Good Morning :)
As women we tend to think of our hair as our crowning glory. For those of us that find ourselves in the position of actually losing our hair, it can be devastating to say the very least! But its perfectly acceptable to us, as woman, to go in search of 'New Hair' by means of wigs, hair pieces or hair systems.
So what about men?? We have all heard of the saying 'male pattern baldness' and many of us assume that this is something that men just deal with and don't have a problem with. 'Get it shaved off' is one of my partners favourite sayings since he started to get thinner on top 3 years ago (he swears he started losing his hair 8 years ago when he met me, the cheek!!) But do some men genuinely become upset when their 'crowning glory' starts to thin and disappear? I say some do .... and some don't in my experience. Lets have a little look at some of my client case studies of male clients.
Case One - Mike
Mike is a talented writer and published author (i own 2 of his books and feature briefly in the second!). He came to me some months ago expressing his concern over how his hair had thinned out on top and how it effected his confidence.

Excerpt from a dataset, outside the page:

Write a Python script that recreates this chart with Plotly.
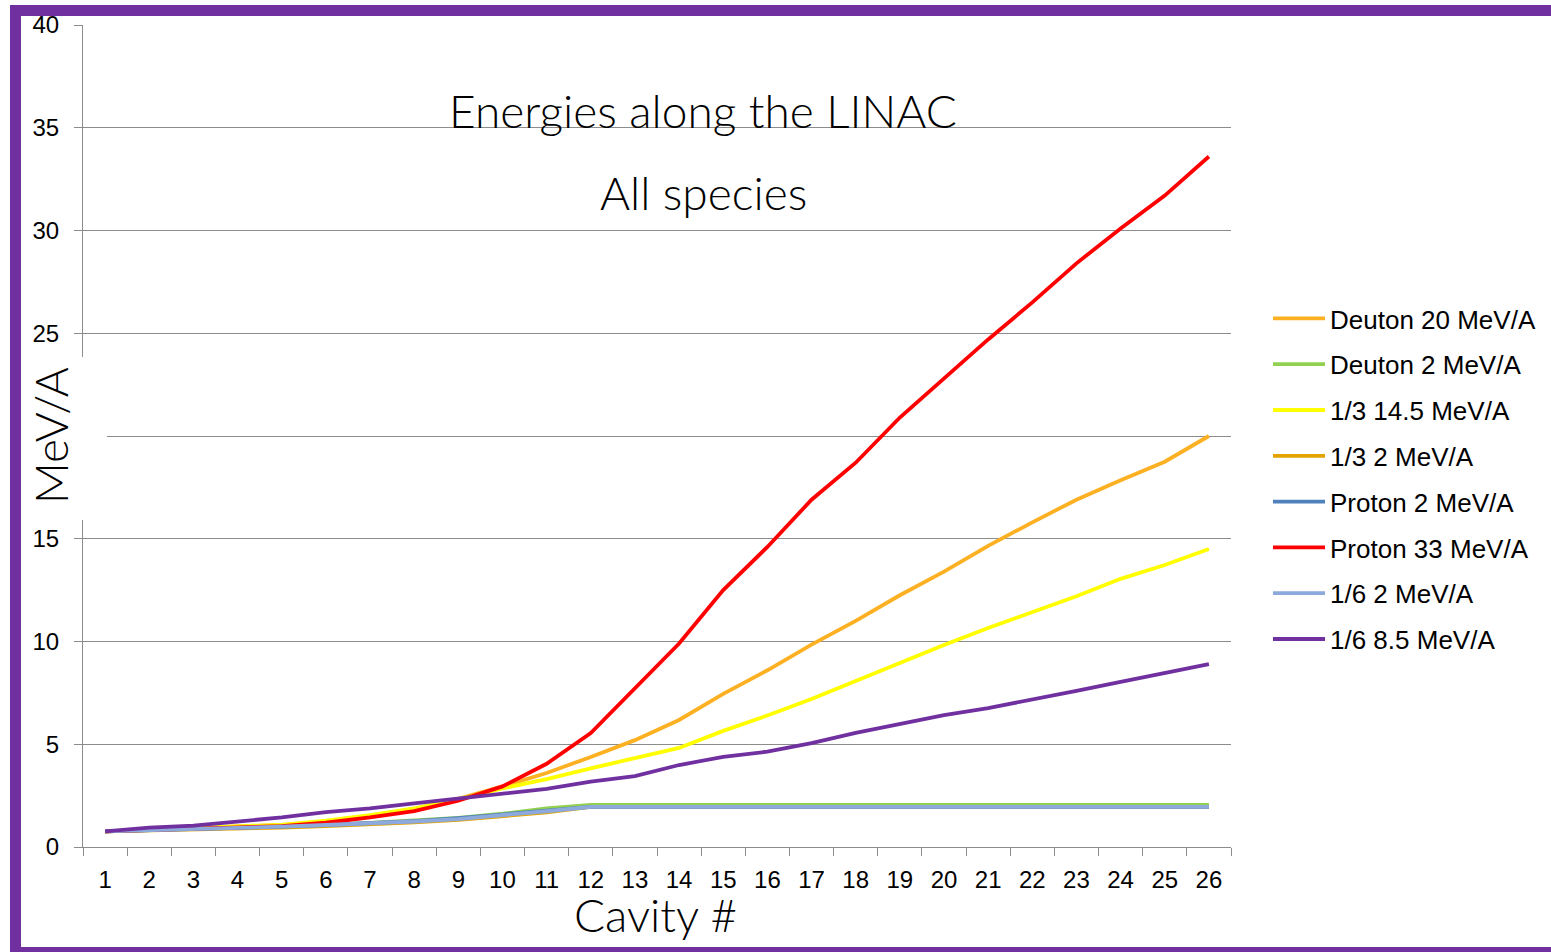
import plotly.graph_objects as go

cavities = [str(i) for i in range(1, 27)]

deuton_20 = [0.76, 0.83, 0.90, 0.98, 1.08, 1.25, 1.50, 1.85, 2.35, 2.95, 3.60, 4.38, 5.20, 6.18, 7.45, 8.60,
             9.85, 11.00, 12.25, 13.40, 14.65, 15.80, 16.90, 17.85, 18.75, 20.00]
deuton_2 = [0.76, 0.82, 0.88, 0.94, 1.00, 1.08, 1.17, 1.28, 1.42, 1.62, 1.88, 2.05, 2.05, 2.05, 2.05, 2.05,
            2.05, 2.05, 2.05, 2.05, 2.05, 2.05, 2.05, 2.05, 2.05, 2.05]
third_14_5 = [0.76, 0.83, 0.90, 0.98, 1.08, 1.28, 1.55, 1.88, 2.30, 2.85, 3.30, 3.83, 4.33, 4.82, 5.65, 6.40,
              7.20, 8.08, 9.00, 9.83, 10.66, 11.45, 12.20, 13.05, 13.72, 14.50]
third_2 = [0.76, 0.80, 0.85, 0.90, 0.95, 1.02, 1.10, 1.20, 1.32, 1.48, 1.68, 1.95, 1.95, 1.95, 1.95, 1.95,
           1.95, 1.95, 1.95, 1.95, 1.95, 1.95, 1.95, 1.95, 1.95, 1.95]
proton_2 = [0.76, 0.81, 0.87, 0.93, 0.99, 1.07, 1.16, 1.26, 1.40, 1.57, 1.78, 1.95, 1.95, 1.95, 1.95, 1.95,
            1.95, 1.95, 1.95, 1.95, 1.95, 1.95, 1.95, 1.95, 1.95, 1.95]
proton_33 = [0.76, 0.82, 0.87, 0.93, 1.02, 1.18, 1.44, 1.75, 2.25, 2.95, 4.05, 5.54, 7.70, 9.90, 12.50, 14.60,
             16.90, 18.70, 20.90, 22.80, 24.70, 26.50, 28.40, 30.10, 31.70, 33.60]
sixth_2 = [0.76, 0.81, 0.87, 0.93, 0.99, 1.07, 1.15, 1.24, 1.36, 1.53, 1.74, 1.95, 1.95, 1.95, 1.95, 1.95,
           1.95, 1.95, 1.95, 1.95, 1.95, 1.95, 1.95, 1.95, 1.95, 1.95]
sixth_8_5 = [0.76, 0.94, 1.04, 1.23, 1.44, 1.70, 1.88, 2.12, 2.35, 2.56, 2.83, 3.18, 3.45, 3.99, 4.39, 4.64,
             5.05, 5.55, 5.98, 6.42, 6.76, 7.20, 7.60, 8.03, 8.47, 8.90]

series_names = ["Deuton 20 MeV/A", "Deuton 2 MeV/A", "1/3 14.5 MeV/A", "1/3 2 MeV/A",
                "Proton 2 MeV/A", "Proton 33 MeV/A", "1/6 2 MeV/A", "1/6 8.5 MeV/A"]
series_values = [deuton_20, deuton_2, third_14_5, third_2, proton_2, proton_33, sixth_2, sixth_8_5]
series_colors = ["#FDB022", "#92D050", "#FFFF00", "#E3A400", "#4F81BD", "#FF0000", "#8EA9DB", "#7030A0"]

y_ticks = [0, 5, 10, 15, 20, 25, 30, 35, 40]
y_tick_text = ["0", "5", "10", "15", "", "25", "30", "35", "40"]

W, H = 1551, 952
L, R, T, B = 83, 1231, 25, 847


def px(X):
    return (X - L) / (R - L)


def py(Y):
    return (B - Y) / (B - T)


fig = go.Figure()
for i, (name, vals, col) in enumerate(zip(series_names, series_values, series_colors)):
    fig.add_trace(go.Scatter(x=cavities, y=vals, name=name, mode="lines",
                             line=dict(color=col, width=3.8), legendgroup=f"g{i}"))

grid_col = "#8C8C8C"
tick_font = dict(family="Liberation Sans, Arial, sans-serif", size=24, color="#000000")
fig.update_layout(
    width=W, height=H,
    margin=dict(l=L, r=W - R, t=T, b=H - B, pad=0, autoexpand=False),
    paper_bgcolor="white", plot_bgcolor="white",
    showlegend=True,
    legend=dict(x=px(1268), y=py(479), xanchor="left", yanchor="middle",
                font=dict(family="Liberation Sans, Arial, sans-serif", size=26, color="#000000"),
                tracegroupgap=9, itemwidth=52, bgcolor="rgba(0,0,0,0)"),
    xaxis=dict(type="category", range=[-0.5, 25.5], showgrid=False, showline=True,
               linecolor=grid_col, linewidth=1, ticks="outside", ticklen=8, tickcolor=grid_col,
               tickson="boundaries", ticklabelstandoff=11, tickfont=tick_font),
    yaxis=dict(range=[0, 40], tickvals=y_ticks, ticktext=y_tick_text, showgrid=True,
               gridcolor=grid_col, gridwidth=1, zeroline=False, showline=True,
               linecolor=grid_col, linewidth=1, ticks="outside", ticklen=8, tickcolor=grid_col,
               ticklabelstandoff=10, tickfont=tick_font),
)

purple = "#7030A0"
shapes = [
    # white box hiding part of the y axis behind its title
    dict(type="rect", xref="paper", yref="paper", x0=px(22), x1=px(107), y0=py(520), y1=py(357),
         fillcolor="white", line=dict(width=0), layer="above"),
    # purple frame
    dict(type="rect", xref="paper", yref="paper", x0=px(10), x1=px(21), y0=py(H + 5), y1=py(5),
         fillcolor=purple, line=dict(width=0), layer="above"),
    dict(type="rect", xref="paper", yref="paper", x0=px(10), x1=px(W + 5), y0=py(16), y1=py(5),
         fillcolor=purple, line=dict(width=0), layer="above"),
    dict(type="rect", xref="paper", yref="paper", x0=px(10), x1=px(W + 5), y0=py(H + 5), y1=py(947),
         fillcolor=purple, line=dict(width=0), layer="above"),
]
fig.update_layout(shapes=shapes)

title_font = dict(family="Lato, Open Sans, sans-serif", size=46, color="#000000", weight=300)
annotations = [
    dict(text="Energies along the LINAC", x=px(703), y=py(110), xref="paper", yref="paper",
         showarrow=False, xanchor="center", yanchor="middle", font=title_font),
    dict(text="All species", x=px(703), y=py(193), xref="paper", yref="paper",
         showarrow=False, xanchor="center", yanchor="middle", font=title_font),
    dict(text="Cavity #", x=px(655), y=py(915), xref="paper", yref="paper",
         showarrow=False, xanchor="center", yanchor="middle", font=title_font),
    dict(text="MeV/A", x=px(50), y=py(436), xref="paper", yref="paper", textangle=-90,
         showarrow=False, xanchor="center", yanchor="middle", font=title_font),
]
fig.update_layout(annotations=annotations)

fig.write_html("out.html")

Mike was very nervous when he entered my office, despite being a clever and usually confident man. His hair loss was not something he had ever spoken about with anyone else and he spent day after day in his baseball cap.
Case two - Joe
Joe is 28 years old and has been wearing hair pieces since his early 20's when he started to lose his hair on top. With the support of his family he was able to approach a few companies before arriving with me and now wore a hair piece full time. Although Joe didn't tell me point blank that his hair loss effected his confidence it became very obvious that it did during our first appointment together where i was to remove, clean and re-attach his hair piece. The confident young man who (with his hair on) could look me straight in the eye and chat away confidently, suddenly transformed into a very shy and quite man who was genuinely struggling to look me in the eye once his hair piece had been removed. Joe did come out with the odd comment about how awful he looked without his piece on and he did admit to me that he felt terribly embarrassed about the whole situation. It took a lot of reassurance from my side that he looked perfectly fine and i thought no less of him minus the piece before i finally saw a smile break across his flushed and embarrassed face.
What do these case studies show us?
They show us that there are men out there (not all but some) who's hair loss seriously effects their confidence and quality of life! Not only that, but some men are apologetic and embarrassed about it too, seeing it as a sign of vanity or weakness when that's clearly not the case.
We all need to feel good about ourselves and we shouldn't feel embarrassed about it!